The problem:
Quote all of the data exactly as given. Skip every picture it contains.

Raw records:
##########
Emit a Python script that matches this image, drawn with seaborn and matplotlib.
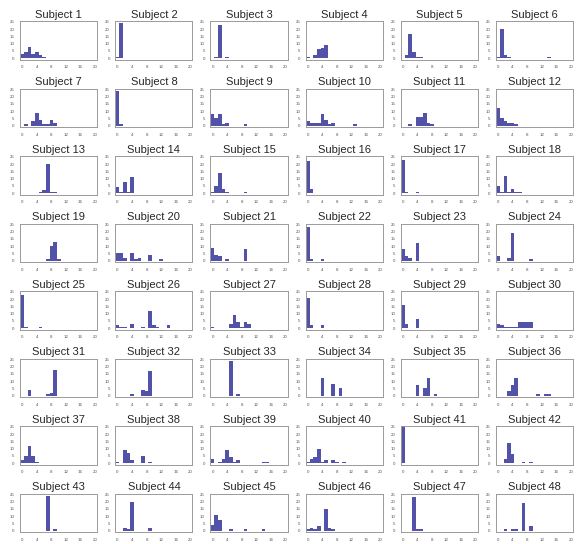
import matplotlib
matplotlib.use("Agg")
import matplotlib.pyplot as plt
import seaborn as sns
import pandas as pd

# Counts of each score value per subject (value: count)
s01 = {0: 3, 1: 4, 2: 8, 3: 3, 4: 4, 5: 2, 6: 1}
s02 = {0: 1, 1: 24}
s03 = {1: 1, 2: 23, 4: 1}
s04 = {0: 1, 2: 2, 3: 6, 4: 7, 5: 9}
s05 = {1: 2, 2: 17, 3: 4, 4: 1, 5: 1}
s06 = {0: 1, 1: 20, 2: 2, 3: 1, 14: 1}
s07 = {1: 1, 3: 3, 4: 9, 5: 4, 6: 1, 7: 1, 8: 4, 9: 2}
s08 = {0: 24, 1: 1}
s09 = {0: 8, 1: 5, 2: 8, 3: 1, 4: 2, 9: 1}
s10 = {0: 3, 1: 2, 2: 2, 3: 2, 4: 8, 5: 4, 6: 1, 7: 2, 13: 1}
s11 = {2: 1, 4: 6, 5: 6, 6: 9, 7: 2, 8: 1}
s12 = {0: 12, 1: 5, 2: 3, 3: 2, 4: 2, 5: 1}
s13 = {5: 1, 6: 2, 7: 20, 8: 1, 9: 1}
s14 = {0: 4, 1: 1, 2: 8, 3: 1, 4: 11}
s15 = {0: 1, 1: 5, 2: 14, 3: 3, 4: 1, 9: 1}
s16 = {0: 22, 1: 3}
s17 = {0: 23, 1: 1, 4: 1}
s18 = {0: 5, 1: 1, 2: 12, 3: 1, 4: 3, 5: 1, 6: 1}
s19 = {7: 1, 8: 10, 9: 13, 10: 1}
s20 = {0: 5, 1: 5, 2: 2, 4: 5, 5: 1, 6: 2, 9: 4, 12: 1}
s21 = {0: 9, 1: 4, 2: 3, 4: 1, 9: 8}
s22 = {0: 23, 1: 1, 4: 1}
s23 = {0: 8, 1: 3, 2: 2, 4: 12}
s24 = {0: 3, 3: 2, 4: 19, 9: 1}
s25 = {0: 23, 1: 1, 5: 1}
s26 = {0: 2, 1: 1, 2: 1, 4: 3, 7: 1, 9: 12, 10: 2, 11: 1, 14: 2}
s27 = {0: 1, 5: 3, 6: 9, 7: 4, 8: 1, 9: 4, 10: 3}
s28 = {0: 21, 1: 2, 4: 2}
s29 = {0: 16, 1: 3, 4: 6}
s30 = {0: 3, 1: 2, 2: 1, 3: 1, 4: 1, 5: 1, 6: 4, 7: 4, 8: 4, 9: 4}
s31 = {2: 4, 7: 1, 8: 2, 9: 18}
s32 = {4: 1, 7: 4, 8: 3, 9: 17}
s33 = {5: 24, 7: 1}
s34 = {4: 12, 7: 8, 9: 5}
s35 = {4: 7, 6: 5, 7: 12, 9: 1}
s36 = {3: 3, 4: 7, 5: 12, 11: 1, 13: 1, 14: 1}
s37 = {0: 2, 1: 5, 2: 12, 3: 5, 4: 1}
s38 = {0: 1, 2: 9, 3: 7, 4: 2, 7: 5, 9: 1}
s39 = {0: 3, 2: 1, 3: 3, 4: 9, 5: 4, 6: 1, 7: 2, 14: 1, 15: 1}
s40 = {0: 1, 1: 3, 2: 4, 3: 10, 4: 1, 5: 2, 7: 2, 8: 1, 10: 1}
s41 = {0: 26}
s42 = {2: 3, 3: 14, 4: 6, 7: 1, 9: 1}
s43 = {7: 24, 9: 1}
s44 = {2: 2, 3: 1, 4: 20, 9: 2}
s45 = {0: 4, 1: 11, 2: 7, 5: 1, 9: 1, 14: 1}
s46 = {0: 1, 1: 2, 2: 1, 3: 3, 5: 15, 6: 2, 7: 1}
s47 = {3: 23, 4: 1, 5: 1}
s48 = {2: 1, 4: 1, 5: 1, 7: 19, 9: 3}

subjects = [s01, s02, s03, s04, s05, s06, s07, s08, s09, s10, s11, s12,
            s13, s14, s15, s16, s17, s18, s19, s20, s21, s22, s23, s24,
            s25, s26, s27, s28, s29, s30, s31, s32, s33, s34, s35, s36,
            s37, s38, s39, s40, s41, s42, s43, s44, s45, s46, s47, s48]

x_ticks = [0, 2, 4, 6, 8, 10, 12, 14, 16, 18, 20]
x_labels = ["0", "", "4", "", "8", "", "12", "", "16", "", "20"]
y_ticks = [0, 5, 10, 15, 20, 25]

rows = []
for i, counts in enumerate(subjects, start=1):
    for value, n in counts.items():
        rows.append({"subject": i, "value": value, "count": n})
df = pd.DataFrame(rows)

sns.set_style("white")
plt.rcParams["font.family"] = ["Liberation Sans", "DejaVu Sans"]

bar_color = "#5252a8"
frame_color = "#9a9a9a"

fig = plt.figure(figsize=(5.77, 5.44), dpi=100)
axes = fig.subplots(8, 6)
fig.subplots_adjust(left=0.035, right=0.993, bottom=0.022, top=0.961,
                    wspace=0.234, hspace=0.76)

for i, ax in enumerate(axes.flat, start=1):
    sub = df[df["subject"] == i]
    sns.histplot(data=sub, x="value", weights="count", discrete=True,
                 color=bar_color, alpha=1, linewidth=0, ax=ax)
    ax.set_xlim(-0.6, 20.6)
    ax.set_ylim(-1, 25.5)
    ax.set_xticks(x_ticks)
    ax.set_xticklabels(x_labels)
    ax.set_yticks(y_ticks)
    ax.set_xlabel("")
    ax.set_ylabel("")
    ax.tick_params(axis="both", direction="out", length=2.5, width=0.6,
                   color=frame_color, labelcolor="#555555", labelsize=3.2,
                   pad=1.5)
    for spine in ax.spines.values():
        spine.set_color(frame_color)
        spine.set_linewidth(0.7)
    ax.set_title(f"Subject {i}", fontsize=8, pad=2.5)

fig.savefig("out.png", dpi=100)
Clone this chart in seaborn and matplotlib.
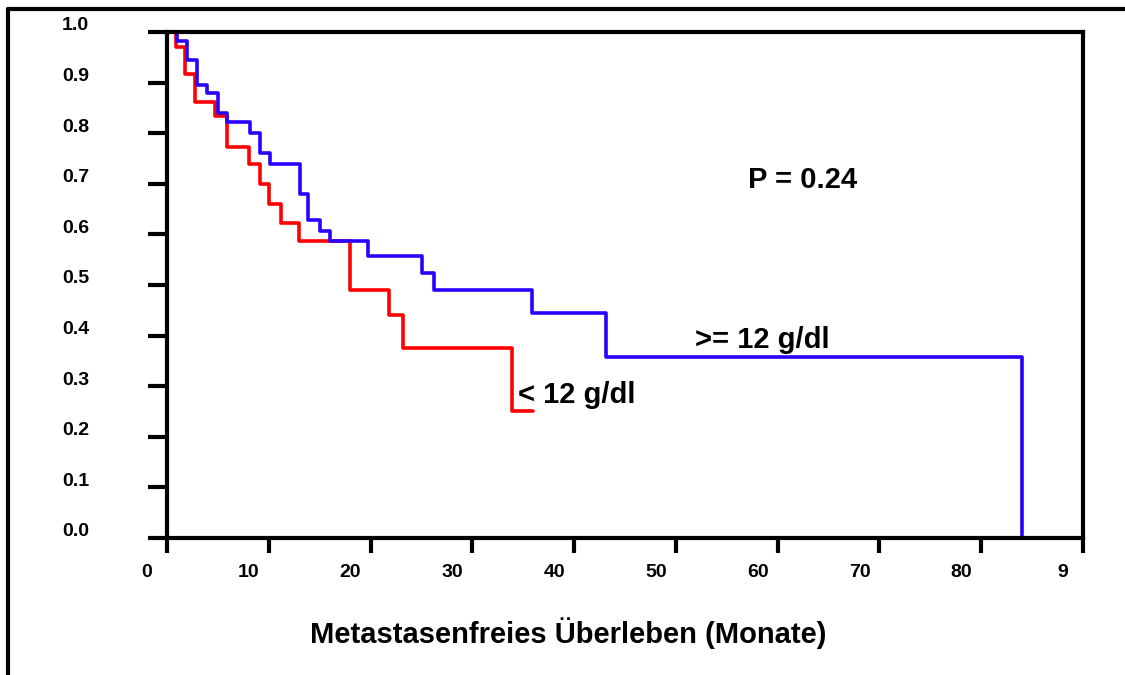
##########
Response:
Emit a Python script that matches this image, drawn with seaborn and matplotlib.
import matplotlib
matplotlib.use("Agg")
import matplotlib.pyplot as plt
import seaborn as sns
import pandas as pd

# Counts of each score value per subject (value: count)
s01 = {0: 3, 1: 4, 2: 8, 3: 3, 4: 4, 5: 2, 6: 1}
s02 = {0: 1, 1: 24}
s03 = {1: 1, 2: 23, 4: 1}
s04 = {0: 1, 2: 2, 3: 6, 4: 7, 5: 9}
s05 = {1: 2, 2: 17, 3: 4, 4: 1, 5: 1}
s06 = {0: 1, 1: 20, 2: 2, 3: 1, 14: 1}
s07 = {1: 1, 3: 3, 4: 9, 5: 4, 6: 1, 7: 1, 8: 4, 9: 2}
s08 = {0: 24, 1: 1}
s09 = {0: 8, 1: 5, 2: 8, 3: 1, 4: 2, 9: 1}
s10 = {0: 3, 1: 2, 2: 2, 3: 2, 4: 8, 5: 4, 6: 1, 7: 2, 13: 1}
s11 = {2: 1, 4: 6, 5: 6, 6: 9, 7: 2, 8: 1}
s12 = {0: 12, 1: 5, 2: 3, 3: 2, 4: 2, 5: 1}
s13 = {5: 1, 6: 2, 7: 20, 8: 1, 9: 1}
s14 = {0: 4, 1: 1, 2: 8, 3: 1, 4: 11}
s15 = {0: 1, 1: 5, 2: 14, 3: 3, 4: 1, 9: 1}
s16 = {0: 22, 1: 3}
s17 = {0: 23, 1: 1, 4: 1}
s18 = {0: 5, 1: 1, 2: 12, 3: 1, 4: 3, 5: 1, 6: 1}
s19 = {7: 1, 8: 10, 9: 13, 10: 1}
s20 = {0: 5, 1: 5, 2: 2, 4: 5, 5: 1, 6: 2, 9: 4, 12: 1}
s21 = {0: 9, 1: 4, 2: 3, 4: 1, 9: 8}
s22 = {0: 23, 1: 1, 4: 1}
s23 = {0: 8, 1: 3, 2: 2, 4: 12}
s24 = {0: 3, 3: 2, 4: 19, 9: 1}
s25 = {0: 23, 1: 1, 5: 1}
s26 = {0: 2, 1: 1, 2: 1, 4: 3, 7: 1, 9: 12, 10: 2, 11: 1, 14: 2}
s27 = {0: 1, 5: 3, 6: 9, 7: 4, 8: 1, 9: 4, 10: 3}
s28 = {0: 21, 1: 2, 4: 2}
s29 = {0: 16, 1: 3, 4: 6}
s30 = {0: 3, 1: 2, 2: 1, 3: 1, 4: 1, 5: 1, 6: 4, 7: 4, 8: 4, 9: 4}
s31 = {2: 4, 7: 1, 8: 2, 9: 18}
s32 = {4: 1, 7: 4, 8: 3, 9: 17}
s33 = {5: 24, 7: 1}
s34 = {4: 12, 7: 8, 9: 5}
s35 = {4: 7, 6: 5, 7: 12, 9: 1}
s36 = {3: 3, 4: 7, 5: 12, 11: 1, 13: 1, 14: 1}
s37 = {0: 2, 1: 5, 2: 12, 3: 5, 4: 1}
s38 = {0: 1, 2: 9, 3: 7, 4: 2, 7: 5, 9: 1}
s39 = {0: 3, 2: 1, 3: 3, 4: 9, 5: 4, 6: 1, 7: 2, 14: 1, 15: 1}
s40 = {0: 1, 1: 3, 2: 4, 3: 10, 4: 1, 5: 2, 7: 2, 8: 1, 10: 1}
s41 = {0: 26}
s42 = {2: 3, 3: 14, 4: 6, 7: 1, 9: 1}
s43 = {7: 24, 9: 1}
s44 = {2: 2, 3: 1, 4: 20, 9: 2}
s45 = {0: 4, 1: 11, 2: 7, 5: 1, 9: 1, 14: 1}
s46 = {0: 1, 1: 2, 2: 1, 3: 3, 5: 15, 6: 2, 7: 1}
s47 = {3: 23, 4: 1, 5: 1}
s48 = {2: 1, 4: 1, 5: 1, 7: 19, 9: 3}

subjects = [s01, s02, s03, s04, s05, s06, s07, s08, s09, s10, s11, s12,
            s13, s14, s15, s16, s17, s18, s19, s20, s21, s22, s23, s24,
            s25, s26, s27, s28, s29, s30, s31, s32, s33, s34, s35, s36,
            s37, s38, s39, s40, s41, s42, s43, s44, s45, s46, s47, s48]

x_ticks = [0, 2, 4, 6, 8, 10, 12, 14, 16, 18, 20]
x_labels = ["0", "", "4", "", "8", "", "12", "", "16", "", "20"]
y_ticks = [0, 5, 10, 15, 20, 25]

rows = []
for i, counts in enumerate(subjects, start=1):
    for value, n in counts.items():
        rows.append({"subject": i, "value": value, "count": n})
df = pd.DataFrame(rows)

sns.set_style("white")
plt.rcParams["font.family"] = ["Liberation Sans", "DejaVu Sans"]

bar_color = "#5252a8"
frame_color = "#9a9a9a"

fig = plt.figure(figsize=(5.77, 5.44), dpi=100)
axes = fig.subplots(8, 6)
fig.subplots_adjust(left=0.035, right=0.993, bottom=0.022, top=0.961,
                    wspace=0.234, hspace=0.76)

for i, ax in enumerate(axes.flat, start=1):
    sub = df[df["subject"] == i]
    sns.histplot(data=sub, x="value", weights="count", discrete=True,
                 color=bar_color, alpha=1, linewidth=0, ax=ax)
    ax.set_xlim(-0.6, 20.6)
    ax.set_ylim(-1, 25.5)
    ax.set_xticks(x_ticks)
    ax.set_xticklabels(x_labels)
    ax.set_yticks(y_ticks)
    ax.set_xlabel("")
    ax.set_ylabel("")
    ax.tick_params(axis="both", direction="out", length=2.5, width=0.6,
                   color=frame_color, labelcolor="#555555", labelsize=3.2,
                   pad=1.5)
    for spine in ax.spines.values():
        spine.set_color(frame_color)
        spine.set_linewidth(0.7)
    ax.set_title(f"Subject {i}", fontsize=8, pad=2.5)

fig.savefig("out.png", dpi=100)
Clone this chart in seaborn and matplotlib.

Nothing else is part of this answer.